La loi d’avril 2023 (révisée en 2017) portant incitation à l’investissement privé au Cameroun, qui accorde des exonérations fiscalo-douanières allant de 5 à 10 ans aux porteurs de projets d’investissement, n’est plus au goût du patronat camerounais, dix ans après son entrée en vigueur en 2014. C’est du moins ce qu’a laissé entendre Célestin Tawamba, le président du Groupement des entreprises du Cameroun (Gecam), lors de la « rentrée économique du patronat » le 18 septembre 2024 à Douala, la capitale économique du pays.
« Les incitations aux investissements en République du Cameroun doivent être entièrement repensées. Depuis la promulgation de la loi en avril 2013, le Cameroun a adopté de nouvelles politiques publiques et réformes ayant des incidences sur l’investissement. L’ensemble de ces éléments a rendu caduques plusieurs dispositions du cadre réglementaire sur les incitations à l’investissement, qui se trouvent en déphasage avec ces nouvelles orientations gouvernementales », soutient le président de la plus importante organisation patronale du Cameroun.
Parmi les lacunes de la loi de 2013, révisée en 2017, détaille Célestin Tawamba, il y a la confusion dans la compréhension des critères d’éligibilité, qui « laisse place à l’arbitraire et ne garantit pas l’équité dans le traitement des dossiers ». Il y a aussi la non-prise en compte des spécificités des zones enclavées, afin d’encourager le développement équilibré des différentes régions, en droite ligne avec l’esprit de la décentralisation.
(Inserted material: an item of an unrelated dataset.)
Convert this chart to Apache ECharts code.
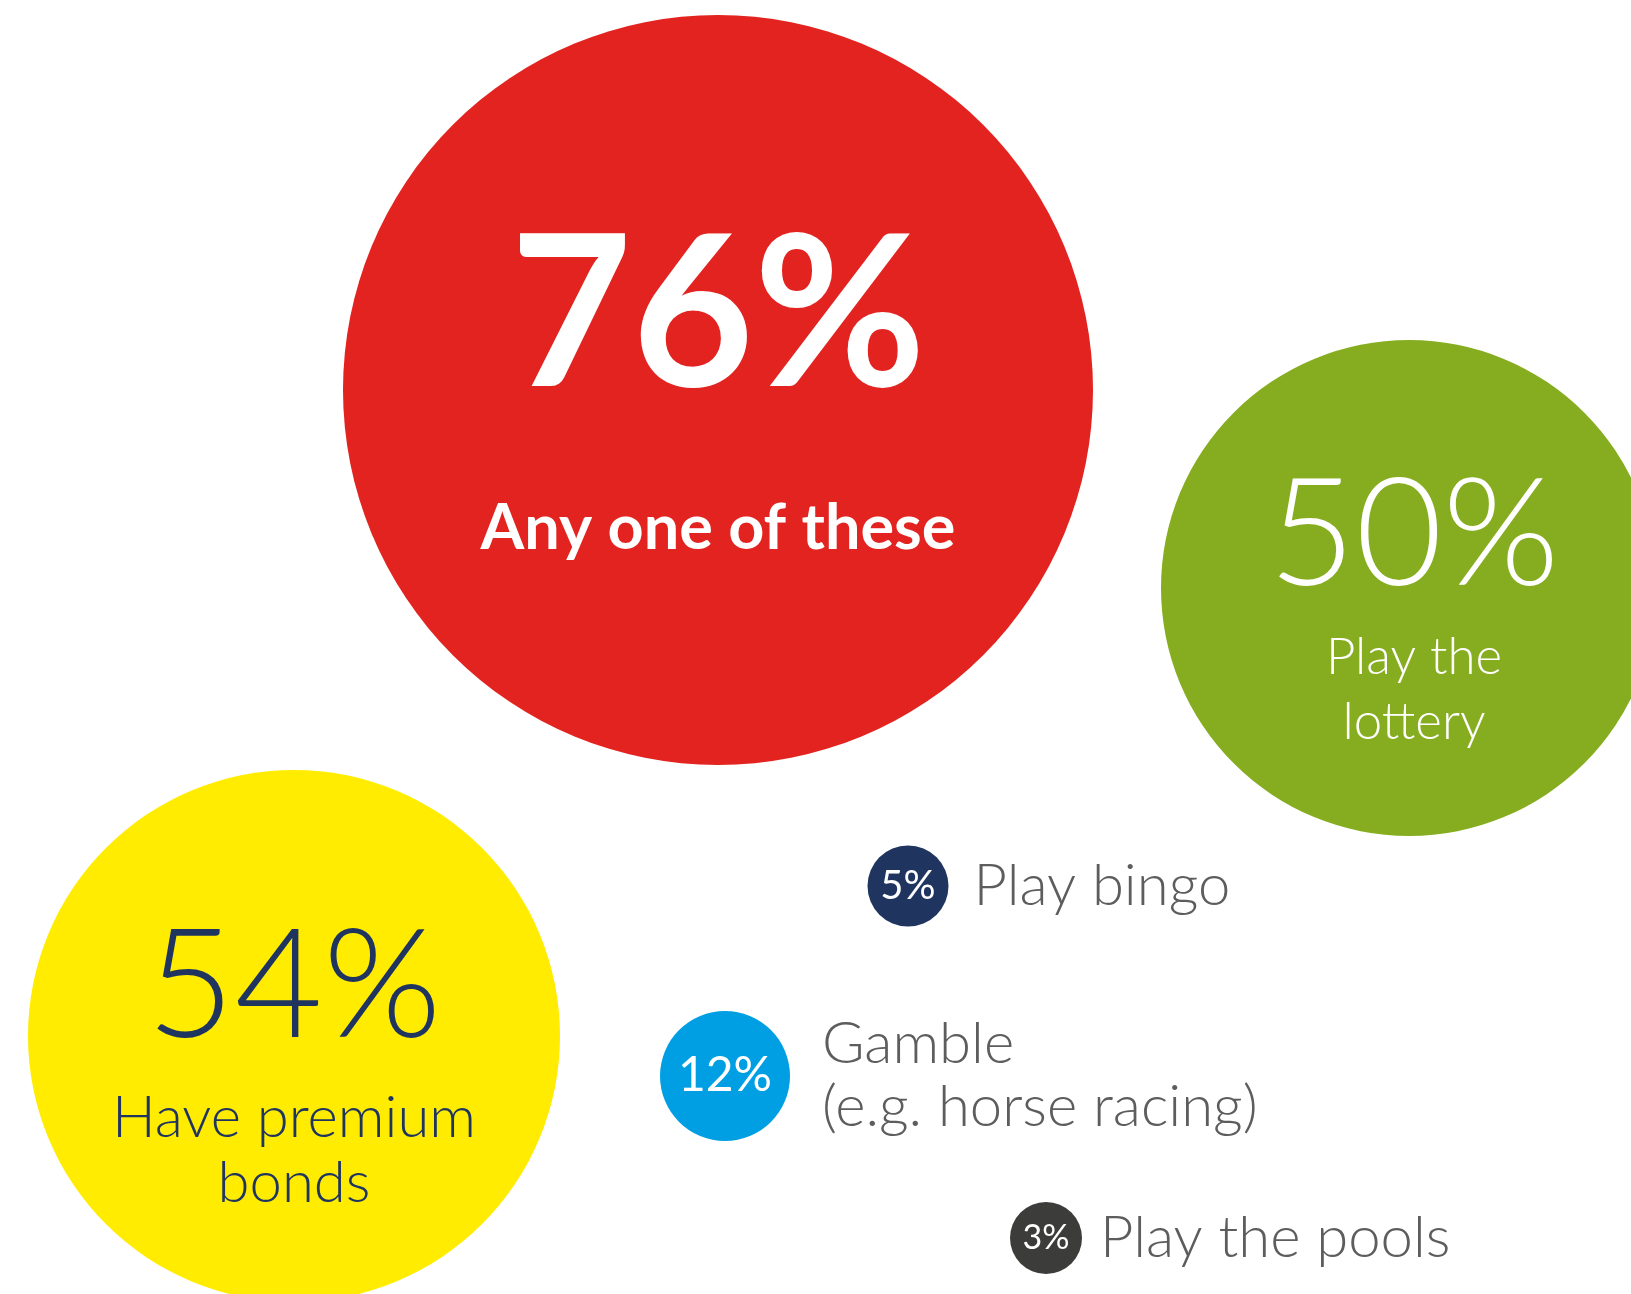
<!DOCTYPE html>
<html>
<head>
<meta charset="utf-8">
<script src="https://cdn.jsdelivr.net/npm/echarts@6/dist/echarts.min.js"></script>
<style>
  html, body { margin: 0; padding: 0; background: #fff; }
  #chart { width: 1631px; height: 1294px; }
</style>
</head>
<body>
<div id="chart"></div>
<script>
// data
const categories = ['Any one of these', 'Play the\nlottery', 'Have premium\nbonds', 'Play bingo', 'Gamble\n(e.g. horse racing)', 'Play the pools']
const percentValues = [76, 50, 54, 5, 12, 3]

// layout of the bubbles (centre in axis units, diameter in px) - styling only
const bubbleLayout = [
  { x: 718, y: 390, size: 750, color: '#E2231F' },
  { x: 1409, y: 588, size: 496, color: '#86AD1F' },
  { x: 294, y: 1036, size: 532, color: '#FFEC00' },
  { x: 908, y: 886, size: 81, color: '#1F3560' },
  { x: 725, y: 1076, size: 130, color: '#009FE3' },
  { x: 1046, y: 1238, size: 72, color: '#3C3C3B' },
]

const FONT = 'Lato'
const GREY = '#5d5d5d'

// label styles for big bubbles (percent + text inside)
const bigLabels = [
  {
    offset: [0, 19],
    rich: {
      pct: { fontSize: 210, fontWeight: 'bold', color: '#fff', lineHeight: 240, fontFamily: FONT },
      desc: { fontSize: 63, fontWeight: 'bold', color: '#fff', lineHeight: 181, fontFamily: FONT },
    },
  },
  {
    offset: [5, 14],
    rich: {
      pct: { fontSize: 150, fontWeight: 300, color: '#fff', lineHeight: 177, fontFamily: FONT },
      desc: { fontSize: 51, fontWeight: 300, color: '#fff', lineHeight: 65, fontFamily: FONT },
    },
  },
  {
    offset: [0, 17],
    rich: {
      pct: { fontSize: 152, fontWeight: 300, color: '#1F3560', lineHeight: 195, fontFamily: FONT },
      desc: { fontSize: 58, fontWeight: 300, color: '#1F3560', lineHeight: 65, fontFamily: FONT },
    },
  },
]
const smallPctFont = [40, 48, 34]
const sideDistance = [25, 32, 18]

const chart = echarts.init(document.getElementById('chart'))

const bubbleData = percentValues.map((v, i) => {
  const lay = bubbleLayout[i]
  const item = {
    name: categories[i],
    value: [lay.x, lay.y, v],
    symbolSize: lay.size,
    itemStyle: { color: lay.color, opacity: 1 },
  }
  if (i < 3) {
    item.label = Object.assign({ show: true, position: 'inside', align: 'center', verticalAlign: 'middle' }, bigLabels[i])
  } else {
    item.label = {
      show: true,
      position: 'inside',
      color: '#fff',
      fontFamily: FONT,
      fontSize: smallPctFont[i - 3],
      fontWeight: 'normal',
    }
  }
  return item
})

const sideData = percentValues.slice(3).map((v, j) => {
  const i = j + 3
  const lay = bubbleLayout[i]
  return {
    name: categories[i],
    value: [lay.x, lay.y, v],
    symbolSize: lay.size,
    label: { distance: sideDistance[j] },
  }
})

const option = {
  backgroundColor: '#fff',
  animation: false,
  grid: { left: 0, right: 0, top: 0, bottom: 0 },
  xAxis: { type: 'value', min: 0, max: 1631, show: false },
  yAxis: { type: 'value', min: 0, max: 1294, inverse: true, show: false },
  series: [
    {
      type: 'scatter',
      clip: false,
      data: bubbleData,
      label: {
        formatter: (p) => (p.dataIndex < 3 ? `{pct|${p.value[2]}%}\n{desc|${p.name}}` : `${p.value[2]}%`),
      },
      emphasis: { disabled: true },
    },
    {
      type: 'scatter',
      clip: false,
      data: sideData,
      itemStyle: { color: 'transparent', opacity: 1 },
      label: {
        show: true,
        position: 'right',
        formatter: (p) => p.name,
        color: GREY,
        fontFamily: FONT,
        fontSize: 58,
        fontWeight: 300,
        lineHeight: 63,
      },
      emphasis: { disabled: true },
    },
  ],
}

chart.setOption(option)
window.addEventListener('resize', () => chart.resize())
</script>
</body>
</html>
De plus, certaines mesures sont inadaptées aux objectifs recherchés par la loi, ce qui « fait perdre des recettes importantes à l’État et augmente la pression fiscale sur les entreprises existantes, qui doivent combler le déficit ainsi créé ».
Près de 1 000 milliards investis en 5 ans
Par ailleurs, le président du Gecam dénonce la longueur et le caractère injustifié des phases d’installation (de 5 à 7 ans) et d’exploitation des entreprises (jusqu’à 10 ans), pendant lesquelles les exonérations fiscalo-douanières accordées dans le cadre de cette loi sont valables. « Elles permettent à certaines entreprises d’utiliser ces avantages à d’autres fins que l’investissement réel annoncé, ou de continuer d’utiliser les avantages de la phase d’installation pour un projet déjà en phase d’exploitation », révèle-t-il.
Au regard de toutes ces tares, soutient le président du Gecam, « une refonte de la loi sur les incitations aux investissements est indispensable pour garantir une mise en cohérence d’ensemble, afin d’avoir un impact plus significatif ». Ce d’autant plus que, selon les chiffres disponibles, pour une proportion de 198 milliards de FCFA d’incitations fiscales et douanières accordées, la richesse créée se situerait autour de 41 milliards de FCFA seulement, soit 0,0018 % du PIB.
Pour rappel, lors de son intervention le 23 février 2023, à l’occasion de l’Africa CEO Forum dédié aux opportunités d’investissement au Cameroun, la DG de l’Agence de promotion des investissements (API), la regrettée Marthe Angeline Mindja, a révélé qu’à ce jour, l’API avait déjà permis la signature de 302 conventions avec les entreprises du secteur privé, pour un total de 5 474 milliards de FCFA d’investissements prévisionnels et 110 000 emplois directs projetés. « En ce qui concerne les statistiques réelles obtenues après une évaluation d’un échantillon de 100 entreprises agréées relevant du portefeuille de l’API, et couvrant la période de mise en œuvre de leurs projets entre 2014 et 2019, il ressort un volume d’investissements réalisés de 987 milliards de FCFA, et un nombre de 12 050 emplois directs créés », a-t-elle précisé.